Plusieurs de nos provinces sont sujettes à des pluies fréquentes, & d’autres à des pluies d’orage, les seules que l’on connoisse pendant l’été dans celles du midi. Ces pluies entraînent l’humus ou terre végétale (voyez les mots Amendemens, Engrais, & le dernier chapitre du mot Culture), qui doit faire la base essentielle de la terre d’un jardin, & qui est le résultat des débris des végétaux, des animaux & des engrais qu’on y prodigue. Si j’avois à choisir, je préférerois le terroir plat au-dessous de l’amphithéâtre formé par le vallon. Une seule pluie d’orage entraîne plus de terre végétale, qu’il ne s’en forme dans une année.

Le sol du bas des vallons est toujours très-bon en général, & très-productif, parce qu’il est engraissé par la terre végétale que les eaux ont fait descendre du vallon, & qu’elles y ont accumulée : mais souvent ce local est marécageux. Le premier soin est donc d’ouvrir un large & profond fossé de ceinture tout autour du jardin, 1°. afin d’y recevoir en dépôt la terre végétale entraînée du coteau ; 2°. d’y contenir les eaux, & les empêcher d’inonder le jardin ; 3°. pour servir d’écoulement aux eaux du sol, & l’assainir.

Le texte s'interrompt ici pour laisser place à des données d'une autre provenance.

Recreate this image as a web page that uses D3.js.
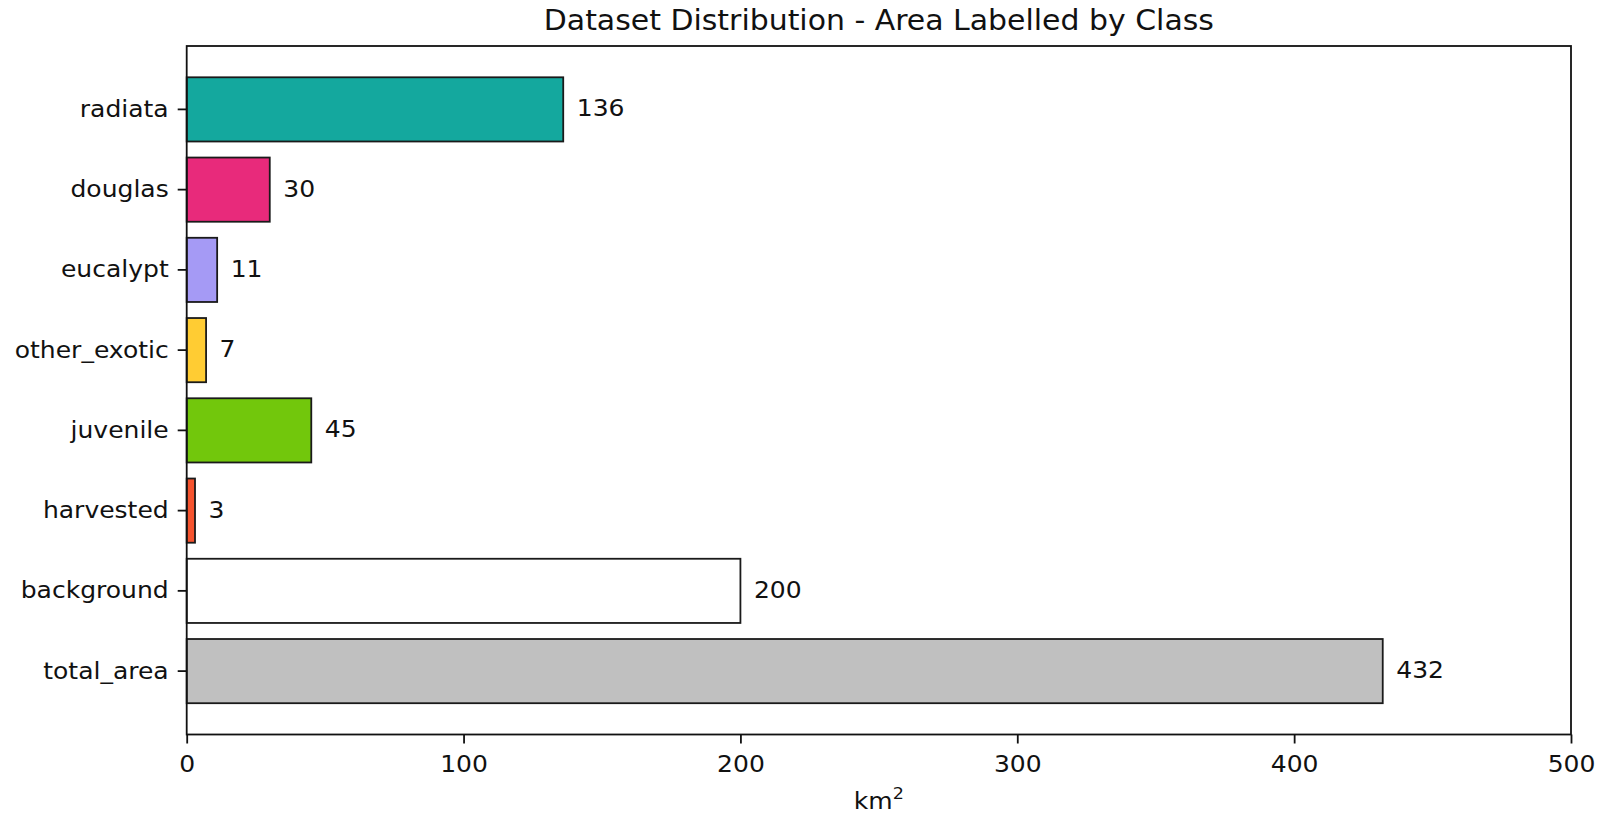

Avec de telles précautions on aura un fond excellent. Cependant on a encore à redouter les funestes effets des brouillards, que les cultivateurs appellent des rosées. Dans une matinée, toutes les plantes sont couvertes comme d’une espèce de rouille qui les fait périr, ou du moins les empêchent de prospérer. C’est par la même raison que les légumiers placés près des bois, ou entourés de hautes charmilles, &c. ne réussissent jamais aussi-bien que ceux qui sont à découverts, & où les vents dissipent l’humidité vaporeuse de l’atmosphère. Dans les jardins ordinaires, le niveau de pente est trop fort à deux pouces par toise.

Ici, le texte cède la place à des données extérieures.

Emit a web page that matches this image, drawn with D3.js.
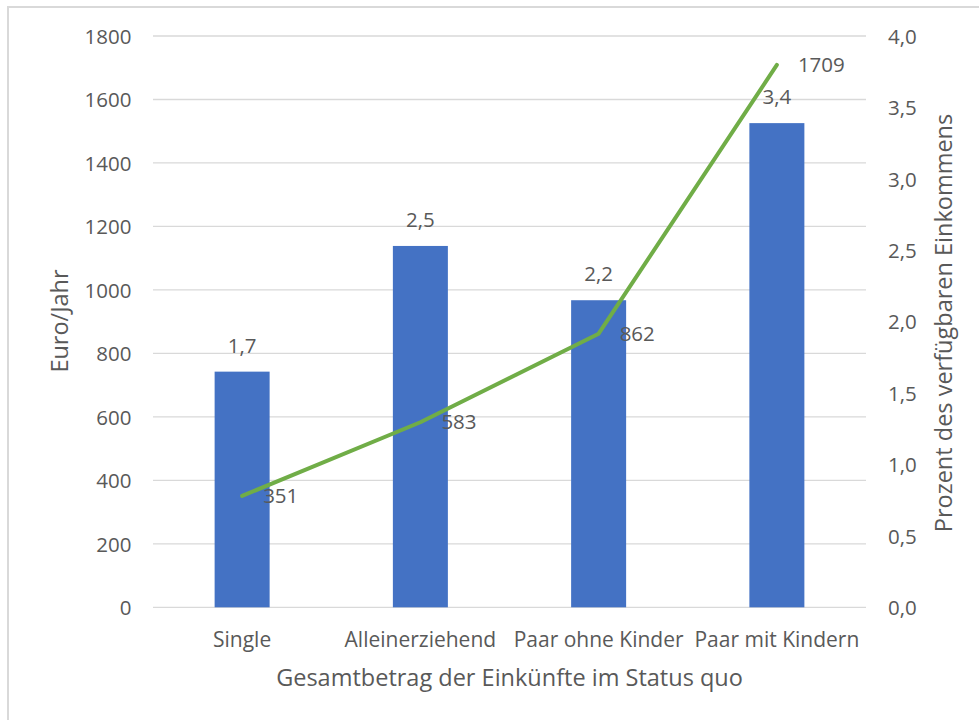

Les jardins en terrasses les unes sur les autres, offrent d’excellens abris, de bonnes expositions, de beaux espaliers, des places favorables aux couches, aux châssis ; mais ils ne conviennent qu’à des gens riches : leur entretien est dispendieux & ruineux pour le particulier, parce qu’il faut tout y transporter à bras d’hommes, sans parler des frais de construction. Les terrasses, toutes circonstances égales, consomment beaucoup plus d’eau lors des arrosemens, que les terreins plats, à cause des abris qui augmentent la chaleur ; & comme dans ce point d’élévation il y a un plus grand courant d’air, l’évaporation est de beaucoup plus considérable. Les légumes cultivés sur ces terrasses sont plus savoureux, plus parfumés que ceux venus dans un bas fond.

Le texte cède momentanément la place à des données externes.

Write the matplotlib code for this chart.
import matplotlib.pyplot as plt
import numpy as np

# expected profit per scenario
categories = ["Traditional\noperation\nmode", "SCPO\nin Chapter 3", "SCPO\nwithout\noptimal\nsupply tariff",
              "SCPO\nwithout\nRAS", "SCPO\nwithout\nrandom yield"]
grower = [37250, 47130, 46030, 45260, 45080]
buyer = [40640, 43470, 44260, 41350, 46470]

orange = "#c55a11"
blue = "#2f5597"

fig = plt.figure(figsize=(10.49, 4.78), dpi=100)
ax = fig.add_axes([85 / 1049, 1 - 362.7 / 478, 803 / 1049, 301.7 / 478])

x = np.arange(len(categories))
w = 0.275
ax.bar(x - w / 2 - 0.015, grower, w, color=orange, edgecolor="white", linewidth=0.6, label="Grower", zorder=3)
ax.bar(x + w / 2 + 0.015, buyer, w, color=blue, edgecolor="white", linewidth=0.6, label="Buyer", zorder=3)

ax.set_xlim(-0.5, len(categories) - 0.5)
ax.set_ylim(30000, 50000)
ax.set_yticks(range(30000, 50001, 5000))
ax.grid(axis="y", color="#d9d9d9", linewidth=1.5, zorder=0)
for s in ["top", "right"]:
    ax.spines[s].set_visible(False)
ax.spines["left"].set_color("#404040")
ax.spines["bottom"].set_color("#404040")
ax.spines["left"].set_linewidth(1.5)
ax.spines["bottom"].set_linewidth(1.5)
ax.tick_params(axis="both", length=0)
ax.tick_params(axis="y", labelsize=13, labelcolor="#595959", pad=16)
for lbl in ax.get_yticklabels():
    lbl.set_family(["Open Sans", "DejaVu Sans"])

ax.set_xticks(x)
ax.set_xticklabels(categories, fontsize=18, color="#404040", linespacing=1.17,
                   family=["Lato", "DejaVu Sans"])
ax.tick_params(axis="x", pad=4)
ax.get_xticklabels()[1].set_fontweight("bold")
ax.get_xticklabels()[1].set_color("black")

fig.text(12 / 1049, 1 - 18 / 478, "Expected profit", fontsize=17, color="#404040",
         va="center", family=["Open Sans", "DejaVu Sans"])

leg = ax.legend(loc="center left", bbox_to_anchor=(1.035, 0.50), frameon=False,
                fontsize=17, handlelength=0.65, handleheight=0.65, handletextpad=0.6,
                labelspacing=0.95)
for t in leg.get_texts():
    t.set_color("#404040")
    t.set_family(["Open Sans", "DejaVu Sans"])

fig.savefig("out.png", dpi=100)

L’exposition avantageuse ou nuisible d’un jardin, doit, je le répète, varier suivant les climats & les vents dominans, & souvent elle dépend de la position de l’eau. Comme tous ces points sont susceptibles de se sous-diviser à l’infini, je persiste à dire qu’il est impossible d’établir des règles invariables, ce seroit induire en erreur le cultivateur crédule. Qu’il étudie le pays qu’il habite, c’est là le seul livre à consulter ; il y trouvera une certitude, dont la base sera l’expérience.